Johnston and Martinez

Thanks to the Mural Arts Program, one of the biggest arts and culture events this year isn’t happening inside one building, but all around the city, indoors and out, with public installations from artists across the region, country and world.
 
Open Source features 14 projects that, according to Mural Arts, transform the organization "into an open source platform, allowing artists to create projects that demand public involvement and inspire widespread participation."
 
One North Philly installation is a kick-off for a longer-term project examining the social and economic ties and tensions in a Philly neighborhood. Last year, with Corner Store (Take-Out Stories), Ernel Martinez and Keir Johnston of AMBER Art & Design examined similar themes to those in their current project, La Frontera. Corner Store spotlighted the primarily Chinese and Korean-owned take-out restaurants and bodegas of Chinatown North, whose customers are primarily black and Latino. The moveable Corner Store installation aimed to be a space to understand different cultural roots and the myriad similarities at heart.
 
La Frontera examines long-existing connections and tensions between the communities divided by North Philly’s 5th Street corridor: primarily African-American on one side, and immigrants from South and Central America on the other. Located in a 3000-square-foot warehouse at 2200 N. 8th Street, building 3A, that Mural Arts helped the artists to locate and rent, it’s half creatively-funded bodega, half arts/community center.
 
Martinez, a Belize native who grew up in Los Angeles and Detroit before settling in Philadelphia, calls La Frontera a "bridging of two worlds," featuring site-specific community-created artwork telling neighbors’ stories, as well as a unique "bodega" of goods and services, from homemade soaps and foods to services like hairdressing.
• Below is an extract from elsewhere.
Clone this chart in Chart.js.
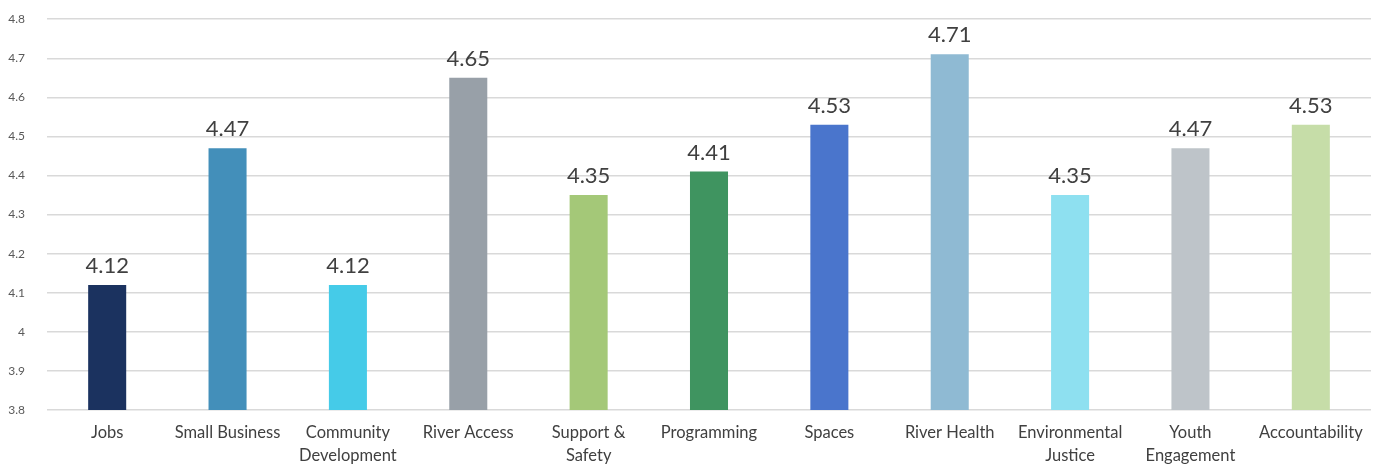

Wares will be dispensed free to visitors via small grants from Amber Art & Design to participating providers.
 
"Philadelphia historically is a city built on immigrants," argues Martinez (who earned his MFA from the University of Pennsylvania before helping to found AMBER Art & Design in 2011), and these bodegas or corner stores are often instrumental to the immigrant families who run them, as well as their customers.
 
La Frontera is especially a nod to the parallel histories of African Americans (who swept north across the country in the Great Migration) and Latino immigrants.
 
"Within these American cities, these urban areas, you have people with different cultures, but they really do have a shared history," having left one place for another, he explains. "They’re the ones that are bringing life [and] creativity into these cities. They’re the formation of new communities."
 
But sharing space with limited resources leads to a lot of conflicts, too, and the artists hope diverse community members will find new understanding at La Frontera.
 
The project won’t end with Open Source in October. The artists hope to continue it for up to two years; the Open Source installation is "kind of a seed project," explains Martinez, "and we’re going to run with it from there."
 
In the meantime, locals are invited to a free North Philly Block Party outside the warehouse on October 18 (noon to 4 p.m.) featuring food, music and other entertainment.